If God can only love through violence,
then violence becomes virtue.
If you’ve been taught your whole life that someone has to suffer—
then when it’s your turn to hold power,
you just decide who suffers next.
This is why authoritarian leaders love this God:
He justifies cruelty in the name of holiness.
He equates punishment with protection.
He makes obedience more important than empathy.
And He demands fear—not love—as the foundation of relationship.
This God teaches people that control is care.
That pain is proof.
That submission is salvation.
And that’s how Christian Nationalism turns its theology into policy.
By dressing domination in scripture.
This isn’t divine love.
It’s cosmic abuse—codified and canonized.
🩸 3. What If God Never Needed Blood?
If God never needed sacrifice to be just—
if love didn’t require suffering—
then the entire theology of control collapses.
And maybe that’s why they fight so hard to keep it.
We can see this playing out in real time:
Every month this year, when we should be celebrating human dignity—
during Black History Month, Women’s History Month, Pride Month—
the Christian Nationalist agenda has responded with cruelty.
DEI programs defunded
Food and healthcare access slashed
Research grants and legal protections revoked
Visibility criminalized, books banned, identities erased
All to send a clear message:
Your worth is conditional.
Your safety is not guaranteed.
Your flourishing is not allowed.
And behind that policy is theology:
You must suffer.
You must repent.
You must conform.
Not because the state demands it.
But because God allegedly does.
But that’s not the only God in scripture.
There is also a God who says:
“I desire mercy, not sacrifice.”
“Let justice roll down like waters.”
“Blessed are the peacemakers.”
A God who heals instead of harms.
A God who breaks bread, not bodies.
A God who touches the untouchable,
restores the outcast,
and calls the poor—not the powerful—blessed.
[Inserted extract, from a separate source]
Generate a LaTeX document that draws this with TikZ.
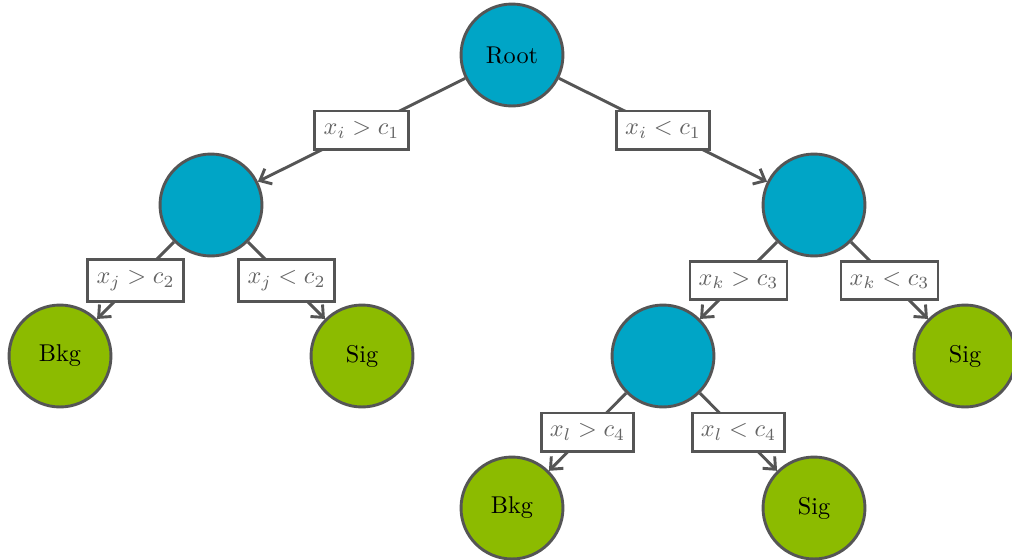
\documentclass[tikz,border=0pt]{standalone}
\usetikzlibrary{arrows.meta}
\definecolor{nodeblue}{RGB}{0,165,198}
\definecolor{leafgreen}{RGB}{140,187,0}
\definecolor{edgegray}{RGB}{85,85,85}
\definecolor{labelgray}{RGB}{100,100,100}
\begin{document}
\begin{tikzpicture}[x=0.412pt,y=-0.412pt,
  inner/.style={circle,draw=edgegray,fill=nodeblue,line width=1.2pt,minimum size=42pt,inner sep=0pt},
  leaf/.style={circle,draw=edgegray,fill=leafgreen,line width=1.2pt,minimum size=42pt,inner sep=0pt},
  cut/.style={draw=edgegray,fill=white,line width=1.2pt,text=labelgray,inner xsep=3.6pt,inner ysep=4.4pt},
  branch/.style={draw=edgegray,line width=1.2pt,-{Straight Barb[length=4pt,width=7pt,line width=1.2pt]}}]
\useasboundingbox (0,0) rectangle (1012,560);
% nodes of the tree
\node[inner] (root) at (512,55) {Root};
\node[inner] (l)  at (211,205) {};
\node[inner] (r)  at (814,205) {};
\node[leaf]  (ll) at (60,356)  {Bkg};
\node[leaf]  (lr) at (362,356) {Sig};
\node[inner] (rl) at (663,356) {};
\node[leaf]  (rr) at (965,356) {Sig};
\node[leaf]  (rll) at (512,508) {Bkg};
\node[leaf]  (rlr) at (814,508) {Sig};
% branches with their cuts
\draw[branch] (root) -- node[cut] {$x_i > c_1$} (l);
\draw[branch] (root) -- node[cut] {$x_i < c_1$} (r);
\draw[branch] (l) -- node[cut] {$x_j > c_2$} (ll);
\draw[branch] (l) -- node[cut] {$x_j < c_2$} (lr);
\draw[branch] (r) -- node[cut] {$x_k > c_3$} (rl);
\draw[branch] (r) -- node[cut] {$x_k < c_3$} (rr);
\draw[branch] (rl) -- node[cut] {$x_l > c_4$} (rll);
\draw[branch] (rl) -- node[cut] {$x_l < c_4$} (rlr);
\end{tikzpicture}
\end{document}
This isn’t the God of Christian Nationalism.
It’s the God they fear.
Because this God doesn’t need their systems of domination.
He overturns their temples.
He dines with their enemies.
He exposes their fear of losing control.
🕊 4. A God Who Heals Instead of Hurts
This is the God I believe in now.
Not the one who demands suffering to be satisfied—
but the one who sees suffering and ends it.
Not the one who waits for blood,
but the one who bleeds with us.
And builds something new from the pain.
The God who touched lepers.
The God who forgave his murderers.
The God who fed people without checking their doctrine.
If that God is real,
then everything changes.
We don’t need leaders who punish.
We don’t need systems that withhold.
We don’t need to prove we’re worthy to be loved.
We just need to build what He started:
A kingdom where healing is policy,
mercy is infrastructure,
and no one has to die to be seen as divine.
But that terrifies those who cling to control.
Because this God doesn’t need their rules.
He doesn’t need their rituals.
He doesn’t need their power.
He needs us—to see that we were never meant to be sacrifices.
We were always meant to be witnesses.
To a different kind of love.
A different kind of justice.
A different kind of kingdom.
The day I stopped believing that pain was proof of love—
was the day I began to heal.
That’s when I found a God who didn’t need my sacrifice.
He just needed my honesty.
My humanity.
My heart.
And maybe that’s the God worth resisting for.